## Stated task
Report how many lines hold the word "this"; answer with the number alone.

::::::

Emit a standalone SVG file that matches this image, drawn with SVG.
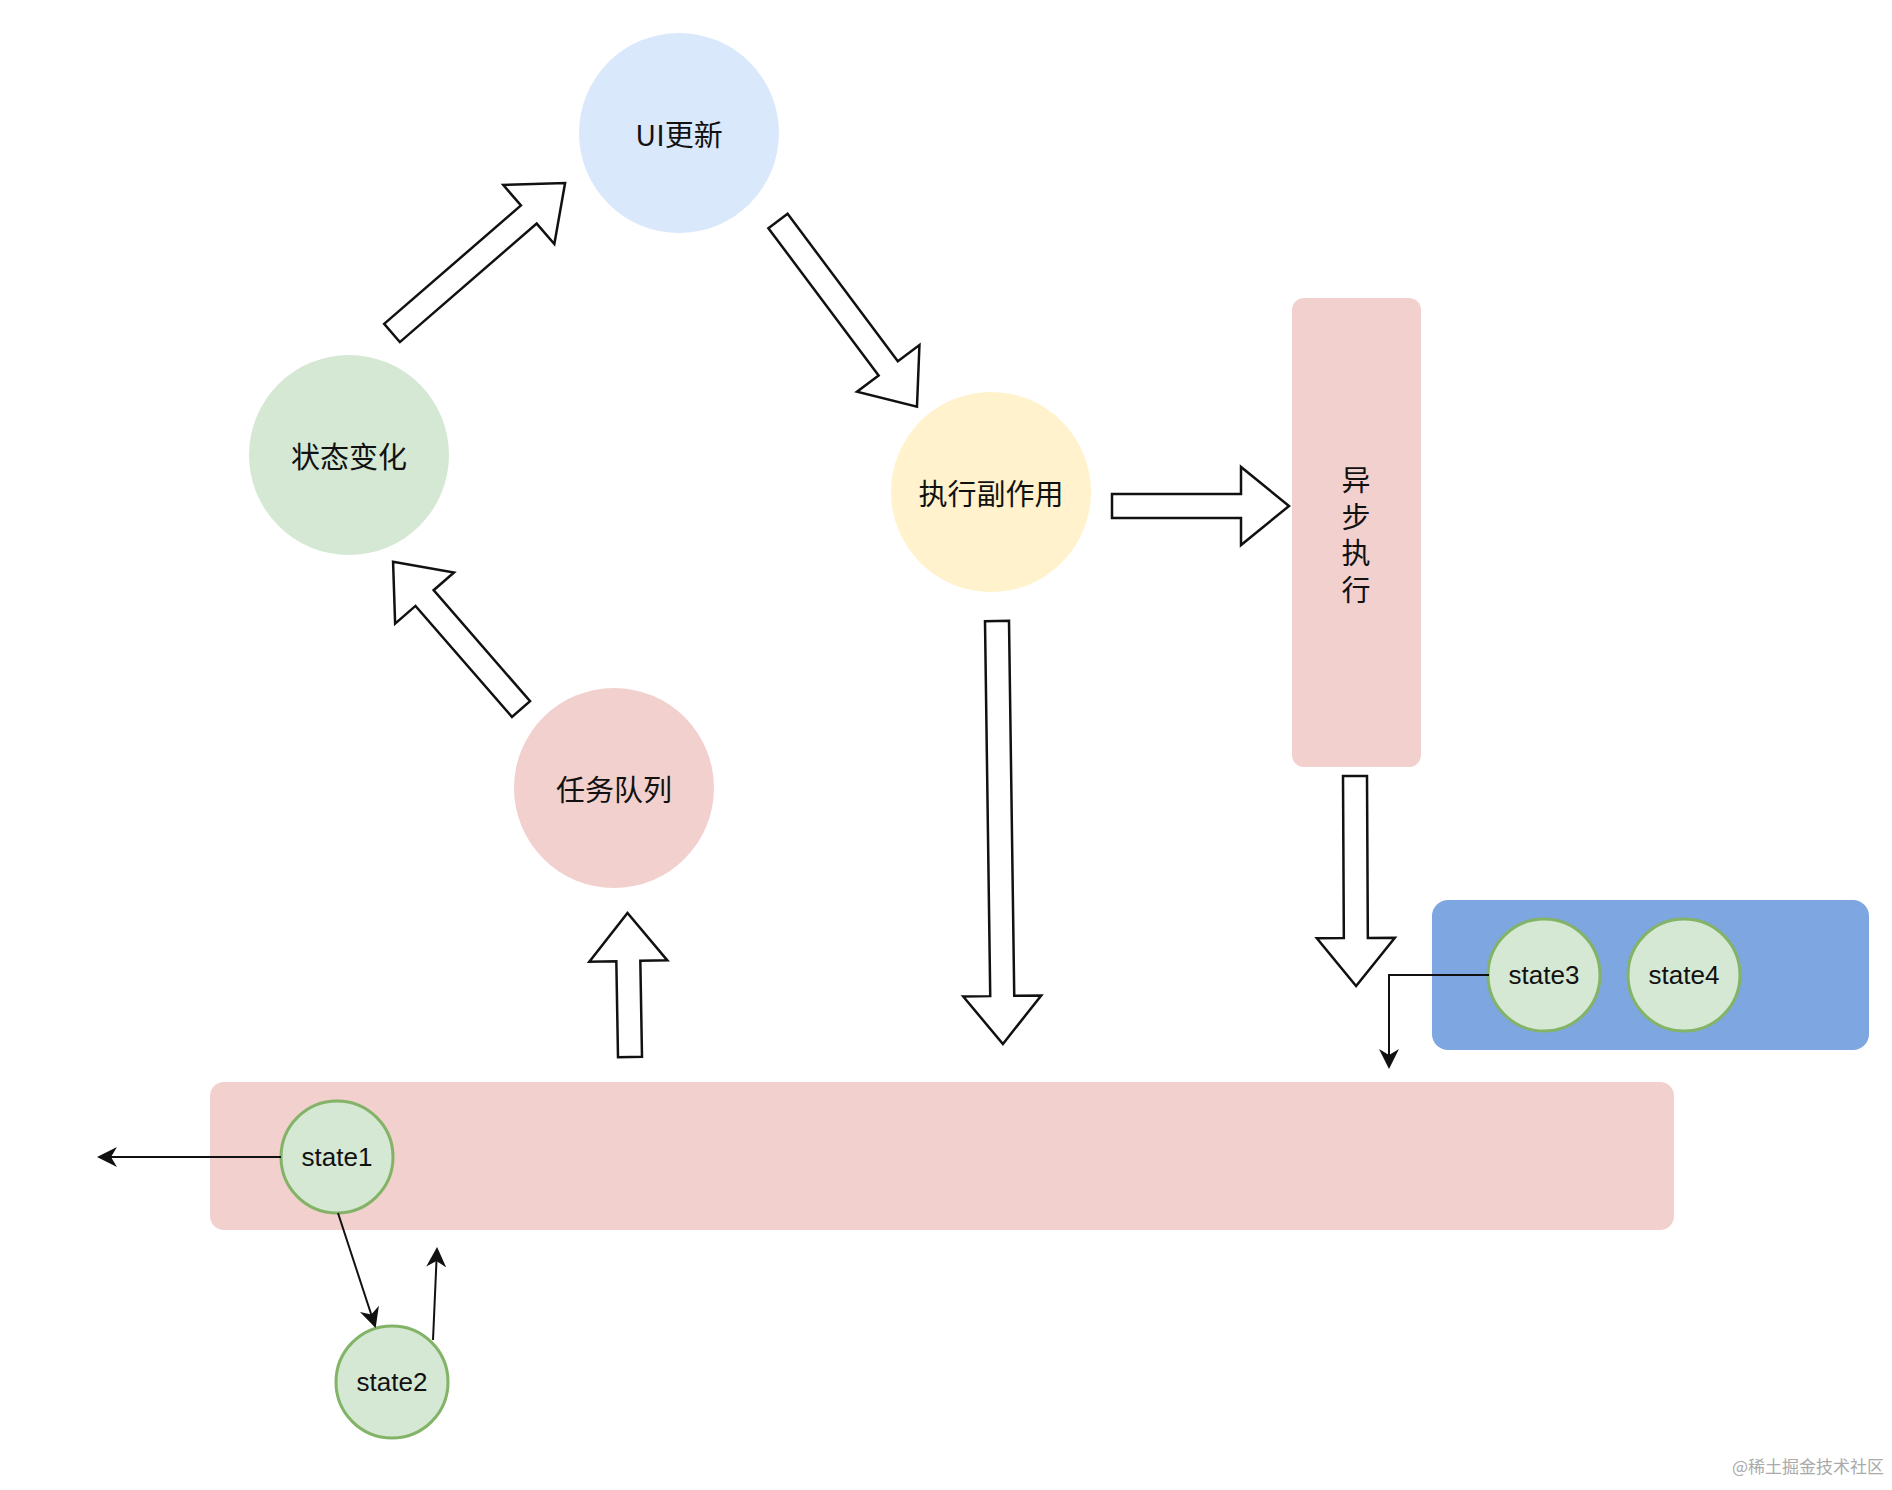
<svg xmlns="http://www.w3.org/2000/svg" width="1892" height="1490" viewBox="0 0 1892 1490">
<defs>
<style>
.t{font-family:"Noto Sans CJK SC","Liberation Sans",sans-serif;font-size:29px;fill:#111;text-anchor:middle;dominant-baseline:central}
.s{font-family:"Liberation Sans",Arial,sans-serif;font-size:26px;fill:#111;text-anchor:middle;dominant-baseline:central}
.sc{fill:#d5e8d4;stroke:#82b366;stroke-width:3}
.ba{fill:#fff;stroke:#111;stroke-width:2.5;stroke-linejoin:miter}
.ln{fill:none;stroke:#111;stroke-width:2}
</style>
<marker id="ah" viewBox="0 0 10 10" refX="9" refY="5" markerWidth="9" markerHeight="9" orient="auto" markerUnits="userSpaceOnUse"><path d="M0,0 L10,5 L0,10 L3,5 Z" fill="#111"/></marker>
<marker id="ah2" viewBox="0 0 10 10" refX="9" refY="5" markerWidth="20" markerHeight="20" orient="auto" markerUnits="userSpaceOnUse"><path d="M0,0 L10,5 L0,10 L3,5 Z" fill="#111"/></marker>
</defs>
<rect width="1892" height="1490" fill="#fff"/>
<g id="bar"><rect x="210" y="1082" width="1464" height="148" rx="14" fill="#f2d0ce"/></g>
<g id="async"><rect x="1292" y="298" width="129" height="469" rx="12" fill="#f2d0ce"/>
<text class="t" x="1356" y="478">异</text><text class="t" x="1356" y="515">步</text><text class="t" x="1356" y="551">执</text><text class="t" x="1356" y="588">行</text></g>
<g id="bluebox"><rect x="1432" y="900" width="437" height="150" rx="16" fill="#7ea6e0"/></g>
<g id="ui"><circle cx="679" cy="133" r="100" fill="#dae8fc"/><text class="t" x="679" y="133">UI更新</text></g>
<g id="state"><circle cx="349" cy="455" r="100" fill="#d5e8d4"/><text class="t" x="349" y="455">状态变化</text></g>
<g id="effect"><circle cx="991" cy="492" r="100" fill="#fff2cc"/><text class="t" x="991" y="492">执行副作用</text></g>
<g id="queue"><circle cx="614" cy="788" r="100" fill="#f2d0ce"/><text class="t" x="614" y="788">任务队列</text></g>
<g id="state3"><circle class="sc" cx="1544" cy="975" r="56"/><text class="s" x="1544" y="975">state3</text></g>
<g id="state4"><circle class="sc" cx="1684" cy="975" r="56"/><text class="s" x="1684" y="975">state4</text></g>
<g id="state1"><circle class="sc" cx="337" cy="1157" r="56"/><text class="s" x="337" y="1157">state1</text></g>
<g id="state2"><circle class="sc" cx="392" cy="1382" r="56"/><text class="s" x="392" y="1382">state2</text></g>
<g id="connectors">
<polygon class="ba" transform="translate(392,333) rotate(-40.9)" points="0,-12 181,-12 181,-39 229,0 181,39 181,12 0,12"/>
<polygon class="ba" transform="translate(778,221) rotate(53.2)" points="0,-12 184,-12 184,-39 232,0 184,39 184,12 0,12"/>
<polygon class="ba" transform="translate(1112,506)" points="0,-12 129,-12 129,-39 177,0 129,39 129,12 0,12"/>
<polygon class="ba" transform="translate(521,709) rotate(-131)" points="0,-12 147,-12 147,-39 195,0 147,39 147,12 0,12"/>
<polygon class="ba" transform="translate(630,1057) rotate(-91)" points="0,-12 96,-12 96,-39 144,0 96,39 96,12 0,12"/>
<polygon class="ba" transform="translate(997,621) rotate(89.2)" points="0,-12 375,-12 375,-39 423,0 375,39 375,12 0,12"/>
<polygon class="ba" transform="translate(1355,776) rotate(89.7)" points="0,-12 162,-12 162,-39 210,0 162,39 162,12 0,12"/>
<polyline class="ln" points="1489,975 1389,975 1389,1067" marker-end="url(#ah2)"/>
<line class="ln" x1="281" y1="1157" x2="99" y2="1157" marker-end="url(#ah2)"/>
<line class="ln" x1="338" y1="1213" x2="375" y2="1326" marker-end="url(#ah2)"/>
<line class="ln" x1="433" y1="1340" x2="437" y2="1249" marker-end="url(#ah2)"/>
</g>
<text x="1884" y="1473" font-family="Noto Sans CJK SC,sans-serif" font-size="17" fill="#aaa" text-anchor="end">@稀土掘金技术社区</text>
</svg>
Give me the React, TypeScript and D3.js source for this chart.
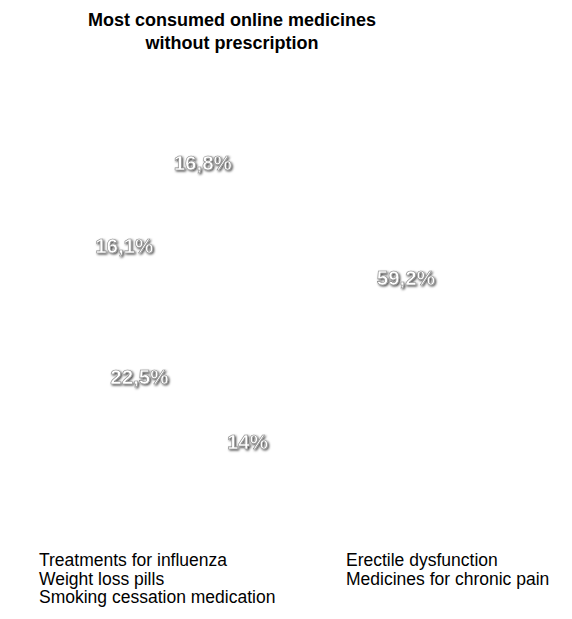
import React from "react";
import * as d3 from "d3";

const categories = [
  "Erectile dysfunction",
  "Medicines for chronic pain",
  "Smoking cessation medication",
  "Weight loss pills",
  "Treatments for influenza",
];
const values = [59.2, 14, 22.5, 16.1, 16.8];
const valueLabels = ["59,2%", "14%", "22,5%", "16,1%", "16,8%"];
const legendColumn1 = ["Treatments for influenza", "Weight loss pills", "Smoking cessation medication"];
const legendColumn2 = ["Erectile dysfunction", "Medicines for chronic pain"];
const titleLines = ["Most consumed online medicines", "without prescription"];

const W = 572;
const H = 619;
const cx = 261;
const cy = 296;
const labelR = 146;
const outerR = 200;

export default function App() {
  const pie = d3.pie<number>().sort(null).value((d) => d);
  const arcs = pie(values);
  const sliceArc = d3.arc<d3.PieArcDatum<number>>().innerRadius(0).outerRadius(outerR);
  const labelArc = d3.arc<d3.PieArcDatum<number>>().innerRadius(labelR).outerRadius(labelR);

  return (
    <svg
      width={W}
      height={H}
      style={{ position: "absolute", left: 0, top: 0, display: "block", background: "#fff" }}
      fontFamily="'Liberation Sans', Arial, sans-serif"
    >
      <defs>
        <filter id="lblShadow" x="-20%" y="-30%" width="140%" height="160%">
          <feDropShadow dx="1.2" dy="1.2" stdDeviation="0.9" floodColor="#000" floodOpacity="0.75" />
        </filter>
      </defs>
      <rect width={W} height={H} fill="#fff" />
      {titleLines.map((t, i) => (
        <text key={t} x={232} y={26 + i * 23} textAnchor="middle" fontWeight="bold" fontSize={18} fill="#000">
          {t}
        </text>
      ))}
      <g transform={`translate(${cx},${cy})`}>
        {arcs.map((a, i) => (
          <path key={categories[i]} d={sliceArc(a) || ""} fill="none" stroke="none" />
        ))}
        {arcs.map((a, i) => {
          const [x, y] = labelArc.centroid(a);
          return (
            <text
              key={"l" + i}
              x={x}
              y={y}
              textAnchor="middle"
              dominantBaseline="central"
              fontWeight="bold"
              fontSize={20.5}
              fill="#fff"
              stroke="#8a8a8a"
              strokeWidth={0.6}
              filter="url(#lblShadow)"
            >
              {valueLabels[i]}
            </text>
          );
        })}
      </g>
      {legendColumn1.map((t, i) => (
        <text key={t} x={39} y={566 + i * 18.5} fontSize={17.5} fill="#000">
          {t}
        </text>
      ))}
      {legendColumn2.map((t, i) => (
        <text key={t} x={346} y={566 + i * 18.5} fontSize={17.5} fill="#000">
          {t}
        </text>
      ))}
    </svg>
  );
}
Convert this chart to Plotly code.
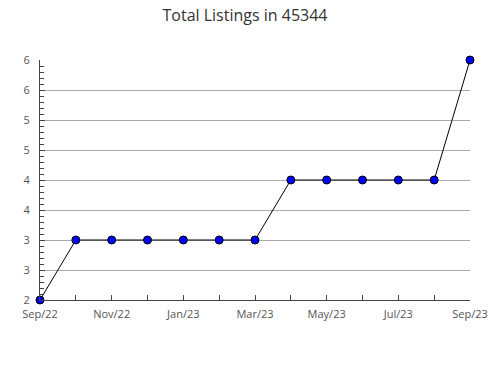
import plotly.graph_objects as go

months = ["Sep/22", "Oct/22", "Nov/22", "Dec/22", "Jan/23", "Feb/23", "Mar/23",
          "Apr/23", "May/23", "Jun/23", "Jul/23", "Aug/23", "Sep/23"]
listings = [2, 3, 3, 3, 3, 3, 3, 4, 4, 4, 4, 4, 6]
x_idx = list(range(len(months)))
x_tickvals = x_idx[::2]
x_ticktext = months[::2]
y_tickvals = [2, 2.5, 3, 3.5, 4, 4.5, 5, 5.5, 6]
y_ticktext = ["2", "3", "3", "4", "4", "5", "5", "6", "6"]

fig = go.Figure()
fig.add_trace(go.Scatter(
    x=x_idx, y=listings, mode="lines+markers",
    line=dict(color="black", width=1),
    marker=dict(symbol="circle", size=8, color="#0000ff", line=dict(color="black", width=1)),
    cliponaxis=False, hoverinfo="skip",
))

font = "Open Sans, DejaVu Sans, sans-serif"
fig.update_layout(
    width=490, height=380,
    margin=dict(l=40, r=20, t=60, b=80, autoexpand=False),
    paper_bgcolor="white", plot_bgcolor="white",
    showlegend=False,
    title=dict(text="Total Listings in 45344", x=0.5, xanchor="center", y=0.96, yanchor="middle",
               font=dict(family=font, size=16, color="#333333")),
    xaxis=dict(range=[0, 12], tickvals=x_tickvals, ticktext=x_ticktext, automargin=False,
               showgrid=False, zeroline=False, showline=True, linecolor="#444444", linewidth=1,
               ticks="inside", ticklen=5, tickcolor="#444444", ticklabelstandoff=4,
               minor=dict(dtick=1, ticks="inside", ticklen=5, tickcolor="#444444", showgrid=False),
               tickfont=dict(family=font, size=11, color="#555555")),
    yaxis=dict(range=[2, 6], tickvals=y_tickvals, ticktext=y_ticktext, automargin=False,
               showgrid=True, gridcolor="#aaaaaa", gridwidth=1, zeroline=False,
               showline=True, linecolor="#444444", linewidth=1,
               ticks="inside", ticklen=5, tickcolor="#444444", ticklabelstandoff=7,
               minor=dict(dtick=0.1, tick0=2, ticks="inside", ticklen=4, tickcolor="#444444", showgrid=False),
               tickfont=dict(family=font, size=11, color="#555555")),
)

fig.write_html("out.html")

::::::

## Solution
3